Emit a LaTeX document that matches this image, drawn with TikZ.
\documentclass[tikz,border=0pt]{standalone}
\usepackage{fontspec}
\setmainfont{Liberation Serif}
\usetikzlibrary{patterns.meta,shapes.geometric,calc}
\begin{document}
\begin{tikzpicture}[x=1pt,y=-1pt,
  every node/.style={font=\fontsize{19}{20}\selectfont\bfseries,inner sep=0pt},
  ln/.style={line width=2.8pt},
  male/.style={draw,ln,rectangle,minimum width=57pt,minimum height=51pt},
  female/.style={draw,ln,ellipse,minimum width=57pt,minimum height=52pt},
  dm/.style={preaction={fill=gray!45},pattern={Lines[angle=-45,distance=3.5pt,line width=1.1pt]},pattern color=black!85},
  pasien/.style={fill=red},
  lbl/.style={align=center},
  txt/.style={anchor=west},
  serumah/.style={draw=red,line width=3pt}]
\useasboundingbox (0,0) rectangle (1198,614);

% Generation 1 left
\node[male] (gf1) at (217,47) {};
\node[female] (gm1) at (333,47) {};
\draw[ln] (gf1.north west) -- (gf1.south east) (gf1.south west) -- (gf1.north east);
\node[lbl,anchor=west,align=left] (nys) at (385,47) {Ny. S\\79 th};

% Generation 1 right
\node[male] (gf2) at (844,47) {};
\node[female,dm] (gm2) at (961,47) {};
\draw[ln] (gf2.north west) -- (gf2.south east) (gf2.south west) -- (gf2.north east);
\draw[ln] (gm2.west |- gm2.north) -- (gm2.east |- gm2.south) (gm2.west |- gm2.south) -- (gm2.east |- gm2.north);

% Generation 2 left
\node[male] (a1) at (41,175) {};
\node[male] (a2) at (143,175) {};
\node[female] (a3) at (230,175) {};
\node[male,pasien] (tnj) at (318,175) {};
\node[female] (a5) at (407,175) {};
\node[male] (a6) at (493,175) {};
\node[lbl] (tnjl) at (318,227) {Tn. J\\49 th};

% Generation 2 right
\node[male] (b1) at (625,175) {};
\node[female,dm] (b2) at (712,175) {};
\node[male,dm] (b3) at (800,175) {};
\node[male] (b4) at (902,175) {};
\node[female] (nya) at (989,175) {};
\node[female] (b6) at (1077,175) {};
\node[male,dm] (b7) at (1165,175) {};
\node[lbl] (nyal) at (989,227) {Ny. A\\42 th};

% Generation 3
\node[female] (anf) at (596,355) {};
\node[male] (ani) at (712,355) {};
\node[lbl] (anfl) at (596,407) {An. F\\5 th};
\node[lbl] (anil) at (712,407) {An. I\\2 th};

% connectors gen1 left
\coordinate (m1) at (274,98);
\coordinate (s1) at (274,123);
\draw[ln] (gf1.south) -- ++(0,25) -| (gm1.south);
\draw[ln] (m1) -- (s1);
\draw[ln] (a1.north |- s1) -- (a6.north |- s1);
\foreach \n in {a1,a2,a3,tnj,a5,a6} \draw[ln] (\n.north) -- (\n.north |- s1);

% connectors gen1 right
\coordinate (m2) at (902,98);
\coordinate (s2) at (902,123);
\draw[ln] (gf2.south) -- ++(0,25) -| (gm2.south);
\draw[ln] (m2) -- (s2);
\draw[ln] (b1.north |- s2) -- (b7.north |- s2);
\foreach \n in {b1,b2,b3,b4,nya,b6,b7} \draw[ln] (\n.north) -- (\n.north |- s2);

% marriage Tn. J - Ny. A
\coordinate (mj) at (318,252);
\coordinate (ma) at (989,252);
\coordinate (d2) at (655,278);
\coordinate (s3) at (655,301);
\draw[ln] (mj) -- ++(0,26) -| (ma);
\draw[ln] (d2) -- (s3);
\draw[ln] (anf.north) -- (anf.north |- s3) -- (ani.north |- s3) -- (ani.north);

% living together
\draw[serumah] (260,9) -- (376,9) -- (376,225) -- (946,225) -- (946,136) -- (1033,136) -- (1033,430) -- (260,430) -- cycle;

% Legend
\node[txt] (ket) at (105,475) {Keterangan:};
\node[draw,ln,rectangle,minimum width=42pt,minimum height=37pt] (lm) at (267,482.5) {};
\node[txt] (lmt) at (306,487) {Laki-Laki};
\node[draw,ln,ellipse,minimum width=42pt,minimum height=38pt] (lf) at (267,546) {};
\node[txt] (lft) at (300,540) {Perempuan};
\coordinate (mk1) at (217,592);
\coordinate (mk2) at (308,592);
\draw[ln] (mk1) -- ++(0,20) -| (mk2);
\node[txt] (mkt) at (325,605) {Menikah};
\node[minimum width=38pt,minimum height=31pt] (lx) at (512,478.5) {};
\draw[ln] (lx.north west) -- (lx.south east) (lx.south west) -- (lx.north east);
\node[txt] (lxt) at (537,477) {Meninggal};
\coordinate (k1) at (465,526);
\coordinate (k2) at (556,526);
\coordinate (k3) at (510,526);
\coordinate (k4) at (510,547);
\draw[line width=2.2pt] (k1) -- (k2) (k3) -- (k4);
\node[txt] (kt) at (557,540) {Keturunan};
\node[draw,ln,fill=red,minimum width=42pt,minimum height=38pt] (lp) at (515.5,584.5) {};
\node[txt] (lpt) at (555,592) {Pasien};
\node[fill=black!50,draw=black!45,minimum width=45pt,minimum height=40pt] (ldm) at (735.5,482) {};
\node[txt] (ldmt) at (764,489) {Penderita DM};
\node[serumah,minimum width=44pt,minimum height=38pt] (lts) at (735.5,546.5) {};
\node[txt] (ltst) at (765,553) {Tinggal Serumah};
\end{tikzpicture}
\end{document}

++++++++++++++++++++

Aim of the task: Quote the whole listing above, leaving nothing out.

Solved problem:
Emit a LaTeX document that matches this image, drawn with TikZ.
\documentclass[tikz,border=0pt]{standalone}
\usepackage{fontspec}
\setmainfont{Liberation Serif}
\usetikzlibrary{patterns.meta,shapes.geometric,calc}
\begin{document}
\begin{tikzpicture}[x=1pt,y=-1pt,
  every node/.style={font=\fontsize{19}{20}\selectfont\bfseries,inner sep=0pt},
  ln/.style={line width=2.8pt},
  male/.style={draw,ln,rectangle,minimum width=57pt,minimum height=51pt},
  female/.style={draw,ln,ellipse,minimum width=57pt,minimum height=52pt},
  dm/.style={preaction={fill=gray!45},pattern={Lines[angle=-45,distance=3.5pt,line width=1.1pt]},pattern color=black!85},
  pasien/.style={fill=red},
  lbl/.style={align=center},
  txt/.style={anchor=west},
  serumah/.style={draw=red,line width=3pt}]
\useasboundingbox (0,0) rectangle (1198,614);

% Generation 1 left
\node[male] (gf1) at (217,47) {};
\node[female] (gm1) at (333,47) {};
\draw[ln] (gf1.north west) -- (gf1.south east) (gf1.south west) -- (gf1.north east);
\node[lbl,anchor=west,align=left] (nys) at (385,47) {Ny. S\\79 th};

% Generation 1 right
\node[male] (gf2) at (844,47) {};
\node[female,dm] (gm2) at (961,47) {};
\draw[ln] (gf2.north west) -- (gf2.south east) (gf2.south west) -- (gf2.north east);
\draw[ln] (gm2.west |- gm2.north) -- (gm2.east |- gm2.south) (gm2.west |- gm2.south) -- (gm2.east |- gm2.north);

% Generation 2 left
\node[male] (a1) at (41,175) {};
\node[male] (a2) at (143,175) {};
\node[female] (a3) at (230,175) {};
\node[male,pasien] (tnj) at (318,175) {};
\node[female] (a5) at (407,175) {};
\node[male] (a6) at (493,175) {};
\node[lbl] (tnjl) at (318,227) {Tn. J\\49 th};

% Generation 2 right
\node[male] (b1) at (625,175) {};
\node[female,dm] (b2) at (712,175) {};
\node[male,dm] (b3) at (800,175) {};
\node[male] (b4) at (902,175) {};
\node[female] (nya) at (989,175) {};
\node[female] (b6) at (1077,175) {};
\node[male,dm] (b7) at (1165,175) {};
\node[lbl] (nyal) at (989,227) {Ny. A\\42 th};

% Generation 3
\node[female] (anf) at (596,355) {};
\node[male] (ani) at (712,355) {};
\node[lbl] (anfl) at (596,407) {An. F\\5 th};
\node[lbl] (anil) at (712,407) {An. I\\2 th};

% connectors gen1 left
\coordinate (m1) at (274,98);
\coordinate (s1) at (274,123);
\draw[ln] (gf1.south) -- ++(0,25) -| (gm1.south);
\draw[ln] (m1) -- (s1);
\draw[ln] (a1.north |- s1) -- (a6.north |- s1);
\foreach \n in {a1,a2,a3,tnj,a5,a6} \draw[ln] (\n.north) -- (\n.north |- s1);

% connectors gen1 right
\coordinate (m2) at (902,98);
\coordinate (s2) at (902,123);
\draw[ln] (gf2.south) -- ++(0,25) -| (gm2.south);
\draw[ln] (m2) -- (s2);
\draw[ln] (b1.north |- s2) -- (b7.north |- s2);
\foreach \n in {b1,b2,b3,b4,nya,b6,b7} \draw[ln] (\n.north) -- (\n.north |- s2);

% marriage Tn. J - Ny. A
\coordinate (mj) at (318,252);
\coordinate (ma) at (989,252);
\coordinate (d2) at (655,278);
\coordinate (s3) at (655,301);
\draw[ln] (mj) -- ++(0,26) -| (ma);
\draw[ln] (d2) -- (s3);
\draw[ln] (anf.north) -- (anf.north |- s3) -- (ani.north |- s3) -- (ani.north);

% living together
\draw[serumah] (260,9) -- (376,9) -- (376,225) -- (946,225) -- (946,136) -- (1033,136) -- (1033,430) -- (260,430) -- cycle;

% Legend
\node[txt] (ket) at (105,475) {Keterangan:};
\node[draw,ln,rectangle,minimum width=42pt,minimum height=37pt] (lm) at (267,482.5) {};
\node[txt] (lmt) at (306,487) {Laki-Laki};
\node[draw,ln,ellipse,minimum width=42pt,minimum height=38pt] (lf) at (267,546) {};
\node[txt] (lft) at (300,540) {Perempuan};
\coordinate (mk1) at (217,592);
\coordinate (mk2) at (308,592);
\draw[ln] (mk1) -- ++(0,20) -| (mk2);
\node[txt] (mkt) at (325,605) {Menikah};
\node[minimum width=38pt,minimum height=31pt] (lx) at (512,478.5) {};
\draw[ln] (lx.north west) -- (lx.south east) (lx.south west) -- (lx.north east);
\node[txt] (lxt) at (537,477) {Meninggal};
\coordinate (k1) at (465,526);
\coordinate (k2) at (556,526);
\coordinate (k3) at (510,526);
\coordinate (k4) at (510,547);
\draw[line width=2.2pt] (k1) -- (k2) (k3) -- (k4);
\node[txt] (kt) at (557,540) {Keturunan};
\node[draw,ln,fill=red,minimum width=42pt,minimum height=38pt] (lp) at (515.5,584.5) {};
\node[txt] (lpt) at (555,592) {Pasien};
\node[fill=black!50,draw=black!45,minimum width=45pt,minimum height=40pt] (ldm) at (735.5,482) {};
\node[txt] (ldmt) at (764,489) {Penderita DM};
\node[serumah,minimum width=44pt,minimum height=38pt] (lts) at (735.5,546.5) {};
\node[txt] (ltst) at (765,553) {Tinggal Serumah};
\end{tikzpicture}
\end{document}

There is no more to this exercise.